MIAMI — (CBS4) — Nearly eight decades after the Holocaust – when millions of Jewish mothers, fathers, children, and grandparents were systemically tortured, gassed, exterminated – eviscerated in ovens, in death camps run by the German Nazis, a Florida Congresswoman is taking to the front lines of a new battle , she says, to right old wrongs.
“This is the US government stating facts that are not true,” Congresswoman Ileana Ros-Lehtinen told CBS4’s Chief Investigator Michele Gillen. “This is an injustice right in front of our eyes.”
Her mission is to unravel secrets, family legacies, buried in the ash.
“These people were not paid and it’s all one big con,” Ros-Lehtinen said.
A con, she says, that protects foreign insurance companies, contaminates history and bears the fingerprints of the U.S. government.
“It’s all a lie built on a mirage built on an illusion and built on an enigma and it’s a web of lies,” Ros-Lehtinen added.
Ros-Lehtinen has done what no other U.S. politician has been able to do. She’s introduced and won committee passage of a first of its kind bill that would allow American Holocaust survivors their day in court the right to sue international insurance companies with whom Jewish families bought life and property insurance in the years leading up to the Holocaust.
“These insurance companies were paid handsomely,” she said. “They became rich through the suffering of others. So shame on them. They do have blood on their hands.”
An industry that if held responsible – would owe survivors and their heirs what some have estimated to be 20 billion in current dollars.
“Some of these European insurance companies that are doing business in the US they are telling holocaust survivors, ‘oh, no we paid this out already.’ And when did you pay this out? ‘Oh, It was probably on the way to Treblinka.’ On their way to all these horrible concentration camps? Hogwash. Nobody believes that,” she said.
But survivors are being told they can’t sue. The U.S. courts ruled that due to foreign policy interests of the US survivors are not allowed to.
Critical eyes are now focused on the International Commission on Holocaust Era Insurance Claims (ICHEIC), which has closed its doors. It negotiated settlements with 75 foreign insurance companies. ICHEIC says that their negotiations resulted in repayment of 300 million, but critics say that’s just 3 percent of what is owed to Holocaust survivors. For some survivors, there is a chilling epitaph to the commission, both present and former US officials claiming the ICHEIC agreement granted foreign insurance companies immunity from any future litigation.
“I’ve never heard of people having no right to sue. What is that? That’s just not the American Way,” Ros-Lehtinen said.
Attorney Sam Dubbin represents Holocaust survivors including efforts to get the insurance companies to open up their books, and reveal the policies of prewar and wartime customers — an effort that began in the late 1990’s.
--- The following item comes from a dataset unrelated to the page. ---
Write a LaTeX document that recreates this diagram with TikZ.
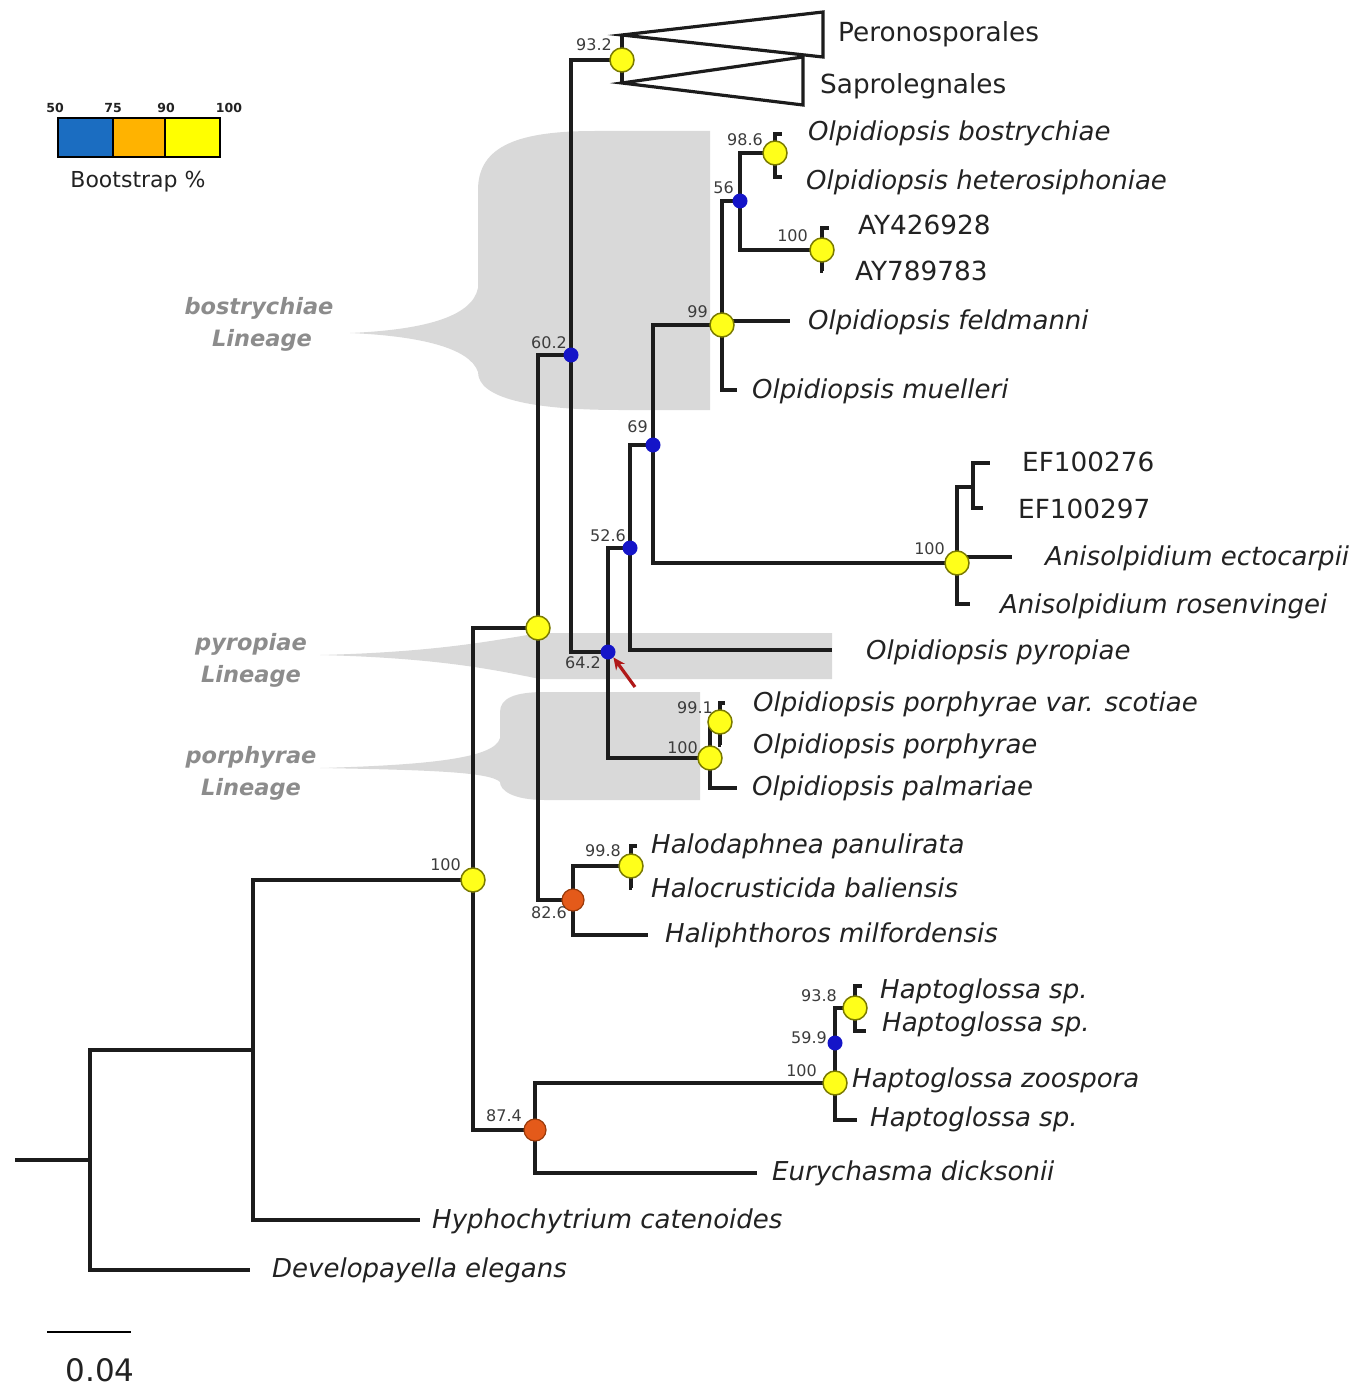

“Today the US government is engineering a cover-up of the insurance companies’ behavior and blocking holocaust survivors from going to court to recover their family legacies,” Dubbin said. “The decisions giving the insurance companies immunity here were never agreed to, were not what the law intends and yet they went ahead and doubled down and informed the court that they believed that the litigation by the survivors was against American foreign policy.”
It was South Florida Survivors David Schaecter, David Mermelstein and Joe Sachs who first turned to the Congresswoman for help refusing to see more U.S. Holocaust survivors to die —being told they have no right to seek justice in US courts.
“It disgusts me and I admire Joe and the two David’s for what they are doing and they are representing so many who are not around anymore to speak for themselves,” Ros-Lehtinen said. “Justice has not been served. Justice has been denied to Holocaust victims and before they pass away and before we don’t have this legacy anymore, let’s do right by them. Let’s wipe the slate clean, let’s start it again, and let’s do this in the right way so that they have their day in court.”
The proposed bill, if passed, would force the insurance companies to open up their books.
The U.S. State Department directed all questions to a statement it released in November.